When I graduated to the adult section of the library, I devoured dirty books like other kids ate bologna sandwiches. I remember clearly many of the risqué books and records (which we could also take out from the library) that blew my young mind: Little Birds by Anaïs Nin, The Olympia Reader, Iceberg Slim’s Pimp: The Story of My Life, Justine by the Marquis de Sade, Portnoy’s Complaint by Philip Roth, Robert Gover’s outrageous One Hundred Dollar Misunderstanding, an anthology of gay plays called Boy Meets Boy, Naked Lunch, The Wild Boys, Queer, and Cities of the Red Night by William S. Burroughs, and a super-salacious novel called Les Onze Mille Verges by Guillaume Apollinaire that he denounced after its publication.
My mother caught hell for her openness, but uncensored reading may have saved my life.My voracious appetite for the inappropriate went well beyond fiction, too—I sought out books about the psychology of sex, including its apogee, Krafft-Ebing’s Psychopathia Sexualis, but also Kinsey’s Sexual Behavior in the Human Male, Shere Hite’s Hite Report diptych on female and male sexuality, and volumes by Gay Talese (Thy Neighbor’s Wife) and Karen Horney, whose names alone sounded racy. To say nothing of outlandish comedy albums by the likes of Monty Python, Richard Pryor, Tom Lehrer, and Redd Foxx, to name a few. (My local public library was remarkable.) If there was a through-line to most of my early cultural experience, it was, as Lehrer exclaimed, “Smut! Give me smut and nothing but!”
Having read and experienced all of this literary lasciviousness in an unsupervised way, with no context whatsoever, long before seriously considering becoming a writer is, I think, what gave me permission to do almost anything I could imagine once I started. There’s not much to recommend the Marquis de Sade, perhaps the least inhibited scribe ever, whose scenes of amoral mayhem remain as shocking today as they did in the 1700s. Among other things, he wrote about adults exploiting children for sex, but he also had the courage of his convictions, let’s say. He meant to live as he wrote, and spent many years in prison just for being an unbelievable libertine, writing not so much for money or publication, but just to titillate himself in the clink. Not the most honorable career.

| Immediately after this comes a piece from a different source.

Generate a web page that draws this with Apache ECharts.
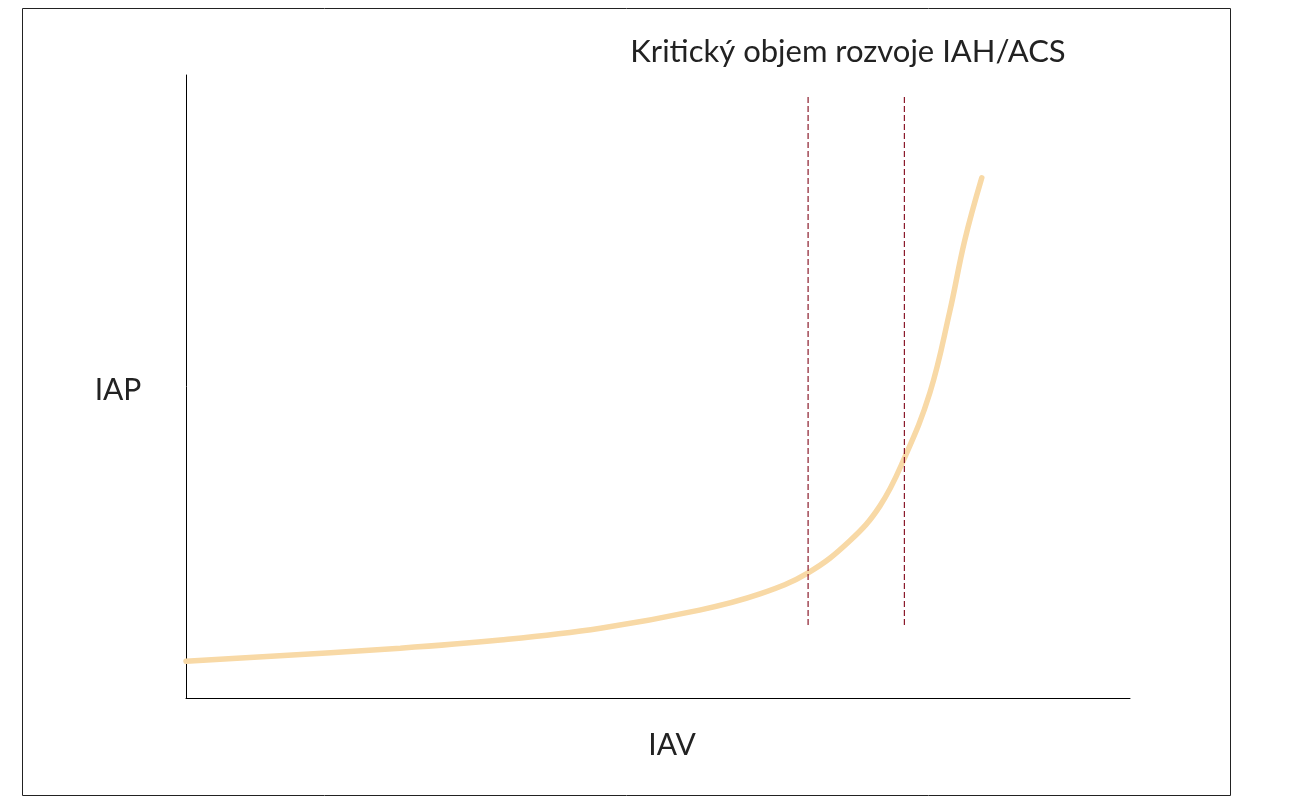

However, if you’ve read Sade, Burroughs, and Psychopathia Sexualis and then turn to your own fiction, you will never feel your work goes too far in whatever direction you take because you’ll know exactly what “too far” looks like. I’ve never thought of this as “permission” exactly, more like a conveniently distant benchmark. My unbridled reading kept me aware that some crazy precedents had already been set centuries ago. Dozens of European perverts had created work so far beyond the fringe that nobody in today’s world of publishing had a shred of moral authority to enforce decorum.
And while Sade remains reprehensible, many classics were denounced as filth in their day—Madame Bovary, Lady Chatterley’s Lover, The Awakening—it started to seem to me that a book couldn’t possibly be any good if it didn’t scandalize everyone. So I thought, Okay, let’s do this. One of the first stories I wrote was about a gay Black man who accidentally strangles a closeted Republican senator during rough sex.
Which brings me to America. Nothing gets Americans as twisted as racial issues and queer sexuality. In that sense, my desire to provoke readers aligned perfectly with my identity. This, I believe, is what James Baldwin was talking about when he said he felt he’d won the jackpot. In the United States, our press is comparatively free—journalists and whistleblowers who leak tightly held government secrets can get jailed or exiled, but fiction writers, knock on wood, are mostly left alone, because it’s assumed that we don’t matter. You have to work hard to be an American dissident. In many other countries, I might fear for my life given the subject matter I gravitate toward. Stateside, I sometimes forget that people might consider anything I’ve written controversial.
That publishing is dying for diversity must not go without saying. While this needs to be addressed, it should also encourage anyone nonmale, nonwhite and/or nonstraight to know that publishing needs you more than you need it. And frankly, you’re reading the industry all wrong if you haven’t noticed that people in publishing are basically a hoard of sex-mad nerds who are totally bored with having to read gigantic piles of amateur work that plays it safe. Despite appearances, they’ve read Sade. They know what Lord Byron and the Shelleys got up to.
And at this point in time, the entirety of US mainstream publishing is finally feeling the embarrassment they should have felt for years about how many marginalized groups they’ve, well, marginalized. You should also take heart that even as the Big Five publishers gradually contract into the Big Two, independents and self-publishing have always provided a haven for renegade authors—The Grove Press in particular printed a lot of transgressive writing and fought the legal battles that enable you to write without boundaries in America, at least.
My mother caught hell for her openness, but uncensored reading may have saved my life. Because of my ability to explore, I knew about AIDS even when it was called GRID (Gay-Related Immune Deficiency), long before I became sexually active, before I had admitted to myself that I was queer. And I was terrified, but informed. On top of all the explicit fiction, I also knew about safe sex practices.
People commonly speak about free speech in political terms, but it’s just as important to consider how devastating it can be to conceal information about sex and sexuality. It’s possible that that kind of censorship contributes as much, if not more, to the feeling that we don’t have permission to express ourselves.